In terms of agriculture, Qatar is relatively new to growing vegetables. Its primary crop has been date palms and dates, which have been cultivated for over 1,000 years. But fresh vegetables have only been farmed commercially in Qatar since the 1960s.
What that means is that Qatar has only around 60 years of accumulated knowledge of what vegetables can be grown successfully in the country. Much of this knowledge is anecdotal and a lot of it is spill over information from India and Pakistan where many of the vegetable varieties cultivated here originate from and where the farm hands tending these local crops also typically originate. Local farms inevitably rely on these connections to renew their seeds, whether by reimporting annuals, or seed harvesting from their own crops. The agricultural impetus in Qatar is to grow what other people grow because “that’s what we grow” and this is largely dictated and determined by the knowledge and abilities of the farm hands doing the growing.
Torba Farm has been operating as a private family farm since the 70s. More recently, it has begun commercial operations, though its efforts are centred around permaculture farming techniques that yield organic and spray-free vegetables, traditional Arabic medicinal herbs and other plant varieties, in addition to the dates the farm has always grown. Its commercial operation is small and targets niche vegetable varieties, and older seed types with a view to protecting Qatar’s traditional vegetable flora and introducing strong heritage strains to the crop population.

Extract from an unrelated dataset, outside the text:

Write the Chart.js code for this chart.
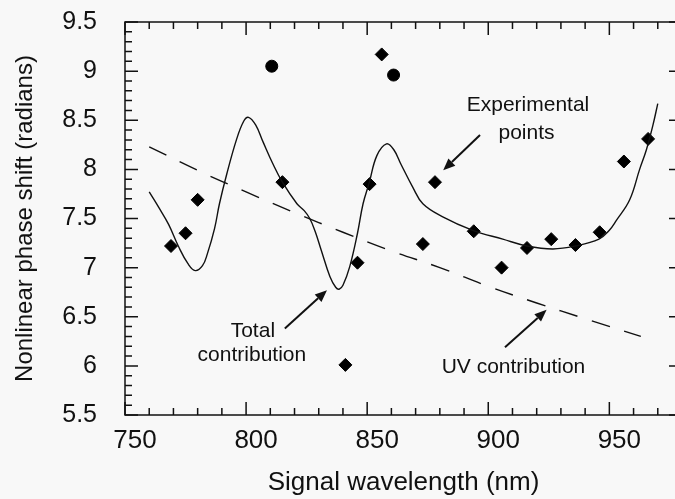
<!DOCTYPE html>
<html>
<head>
<meta charset="utf-8">
<script src="https://cdn.jsdelivr.net/npm/chart.js@4/dist/chart.umd.min.js"></script>
<style>
  html, body { margin: 0; padding: 0; background: #f8f8f8; overflow: hidden; }
  #wrap { width: 690px; height: 499px; }
</style>
</head>
<body>
<div id="wrap"><canvas id="grafico"></canvas></div>
<script>
// experimental points (diamonds)
const expWl = [769, 775, 780, 815, 841, 846, 851, 856, 873, 878, 894, 905.5, 916, 926, 936, 946, 956, 966];
const expPhase = [7.22, 7.35, 7.69, 7.87, 6.01, 7.05, 7.85, 9.17, 7.24, 7.87, 7.37, 7.00, 7.20, 7.29, 7.23, 7.36, 8.08, 8.31];

// the two round points
const dotWl = [810.6, 860.9];
const dotPhase = [9.05, 8.96];

// total contribution (solid curve)
const totalWl = [760, 764, 768, 772, 776, 779, 782, 784, 787, 789, 792, 796, 799, 801, 804, 807, 811, 815,
  821, 824, 826.3, 828.5, 831, 834.6, 837, 838.4, 840, 842.8, 846, 848.3, 850.8, 854, 858, 861, 864,
  868.8, 873, 881, 893.6, 906, 916, 926.7, 936, 945.7, 950, 952.9, 958.4, 962.5, 965.3, 968, 970];
const totalPhase = [7.77, 7.61, 7.44, 7.22, 7.04, 6.97, 7.02, 7.14, 7.40, 7.65, 7.95, 8.30, 8.49, 8.53, 8.45, 8.28, 8.06, 7.87,
  7.65, 7.58, 7.50, 7.37, 7.18, 6.91, 6.80, 6.78, 6.82, 7.01, 7.35, 7.65, 7.86, 8.14, 8.26, 8.20, 8.05,
  7.82, 7.65, 7.52, 7.38, 7.29, 7.22, 7.19, 7.22, 7.29, 7.38, 7.48, 7.69, 8.00, 8.20, 8.45, 8.67];

// UV contribution (dashed)
const uvWl = [760, 780, 800, 820, 840, 860, 880, 900, 920, 940, 963];
const uvPhase = [8.23, 7.99, 7.77, 7.56, 7.36, 7.17, 7.00, 6.81, 6.64, 6.48, 6.30];

const xTicks = [750, 800, 850, 900, 950];
const yTicks = [5.5, 6, 6.5, 7, 7.5, 8, 8.5, 9, 9.5];

// labels and arrows, in data units
const labels = [
  { text: "Experimental", x: 916.4, y: 8.65 },
  { text: "points", x: 915.8, y: 8.37 },
  { text: "Total", x: 802.8, y: 6.35 },
  { text: "contribution", x: 802.4, y: 6.11 },
  { text: "UV contribution", x: 910.4, y: 5.99 }
];
const arrows = [
  { from: [896.6, 8.35], to: [881.4, 7.99] },
  { from: [816.0, 6.38], to: [833.4, 6.77] },
  { from: [906.9, 6.19], to: [924.1, 6.57] }
];

const pares = (xs, ys) => xs.map((x, i) => ({ x: x, y: ys[i] }));
const fuente = "'Liberation Sans', Arial, sans-serif";

// frame with inward ticks on all four sides
const marco = {
  id: "marco",
  afterDraw(chart) {
    const ctx = chart.ctx;
    const a = chart.chartArea;
    const sx = chart.scales.x, sy = chart.scales.y;
    ctx.save();
    ctx.strokeStyle = "#111";
    ctx.lineWidth = 1.5;
    ctx.strokeRect(a.left, a.top, a.right - a.left, a.bottom - a.top);
    ctx.beginPath();
    for (let v = 750; v <= 980; v += 10) {
      const px = sx.getPixelForValue(v);
      const len = v % 50 === 0 ? 13 : 7;
      ctx.moveTo(px, a.bottom); ctx.lineTo(px, a.bottom - len);
      ctx.moveTo(px, a.top); ctx.lineTo(px, a.top + len);
    }
    for (let k = 55; k <= 95; k++) {
      const py = sy.getPixelForValue(k / 10);
      const len = k % 5 === 0 ? 13 : 7;
      ctx.moveTo(a.left, py); ctx.lineTo(a.left + len, py);
      ctx.moveTo(a.right, py); ctx.lineTo(a.right - len, py);
    }
    ctx.stroke();

    // annotations
    ctx.fillStyle = "#111";
    ctx.font = "21px " + fuente;
    ctx.textAlign = "center";
    ctx.textBaseline = "middle";
    labels.forEach(l => {
      ctx.fillText(l.text, sx.getPixelForValue(l.x), sy.getPixelForValue(l.y));
    });
    ctx.lineWidth = 2;
    arrows.forEach(f => {
      const x1 = sx.getPixelForValue(f.from[0]), y1 = sy.getPixelForValue(f.from[1]);
      const x2 = sx.getPixelForValue(f.to[0]), y2 = sy.getPixelForValue(f.to[1]);
      const ang = Math.atan2(y2 - y1, x2 - x1);
      const hl = 12, hw = 5;
      const bx = x2 - hl * Math.cos(ang), by = y2 - hl * Math.sin(ang);
      ctx.beginPath();
      ctx.moveTo(x1, y1); ctx.lineTo(bx, by);
      ctx.stroke();
      ctx.beginPath();
      ctx.moveTo(x2, y2);
      ctx.lineTo(bx + hw * Math.sin(ang), by - hw * Math.cos(ang));
      ctx.lineTo(bx - hw * Math.sin(ang), by + hw * Math.cos(ang));
      ctx.closePath();
      ctx.fill();
    });
    ctx.restore();
  }
};

new Chart(document.getElementById("grafico").getContext("2d"), {
  type: "scatter",
  data: {
    datasets: [
      {
        label: "UV contribution",
        data: pares(uvWl, uvPhase),
        showLine: true,
        borderColor: "#111",
        borderWidth: 1.4,
        borderDash: [19, 15],
        pointRadius: 0,
        tension: 0.4
      },
      {
        label: "Total contribution",
        data: pares(totalWl, totalPhase),
        showLine: true,
        borderColor: "#111",
        borderWidth: 1.4,
        pointRadius: 0,
        tension: 0.4
      },
      {
        label: "Experimental points",
        data: pares(expWl, expPhase),
        pointStyle: "rectRot",
        pointRadius: 6.5,
        backgroundColor: "#000",
        borderColor: "#000",
        borderWidth: 1
      },
      {
        label: "Points",
        data: pares(dotWl, dotPhase),
        pointStyle: "circle",
        pointRadius: 6,
        backgroundColor: "#000",
        borderColor: "#000",
        borderWidth: 1
      }
    ]
  },
  options: {
    responsive: true,
    maintainAspectRatio: false,
    animation: false,
    layout: { padding: { top: 22, right: 8, left: 0, bottom: 0 } },
    plugins: { legend: { display: false }, tooltip: { enabled: false } },
    scales: {
      x: {
        type: "linear",
        min: 750,
        max: 980,
        afterFit: s => { s.height = 84; },
        afterBuildTicks: s => { s.ticks = xTicks.map(v => ({ value: v })); },
        grid: { display: false, drawTicks: false },
        border: { display: false },
        ticks: { color: "#111", font: { family: fuente, size: 26 }, padding: 10, labelOffset: 10 },
        title: { display: true, text: "Signal wavelength (nm)", color: "#111", font: { family: fuente, size: 26 }, padding: { top: 0, bottom: 1 } }
      },
      y: {
        type: "linear",
        min: 5.5,
        max: 9.5,
        afterFit: s => { s.width = 125; s.paddingTop = 0; s.paddingBottom = 0; },
        afterBuildTicks: s => { s.ticks = yTicks.map(v => ({ value: v })); },
        grid: { display: false, drawTicks: false },
        border: { display: false },
        ticks: { color: "#111", font: { family: fuente, size: 25 }, padding: 28, callback: v => String(v) },
        title: { display: true, text: "Nonlinear phase shift (radians)", color: "#111", font: { family: fuente, size: 24 }, padding: { top: 11, bottom: 0 } }
      }
    }
  },
  plugins: [marco]
});
</script>
</body>
</html>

The farm also looks to do it in a sustainable way – using techniques that reduce the amount of water required to grow, adapting desert-growing techniques such as below ground greenhouses, and saving seeds for future planting. Part of this sustainable thinking includes the establishment of a heritage seed bank. The idea being that crops that have been grown successfully in Qatar, can over a period of time, become relied upon to successfully grow again and be naturally more resilient to the challenges of growning in Qatar. Seed collection of successfully grown crops ensures that the best vegetables can be planted again the following growing season. And so on until a heritage is established.
Genetically speaking, heritage seeds are superior. This is because they have maintained their DNA structure over a long period of time. As a result, they produce more nutrient dense fruit and vegetables and contain better flavour and texture than modern hybrids, or GMO versions. Heritage seeds also tend to be more disease resistant, germinate more reliably, and come with a historical background and knowledge about what works best for them in terms of growing conditions and cultivation.
In time, Torba plans create a knowledge bank of information about plants and vegetables that are known as good growers in Qatar. This will go hand-in-hand with the seed collection that will continue to build, spread to home gardens and other local farms, and perhaps even be exported to other parts of the Gulf with similar growing environments.
By expanding the variety of vegetables and plants grown in Qatar and ensuring their reuse through seed saving, Qatar can ensure its heritage remains for generations.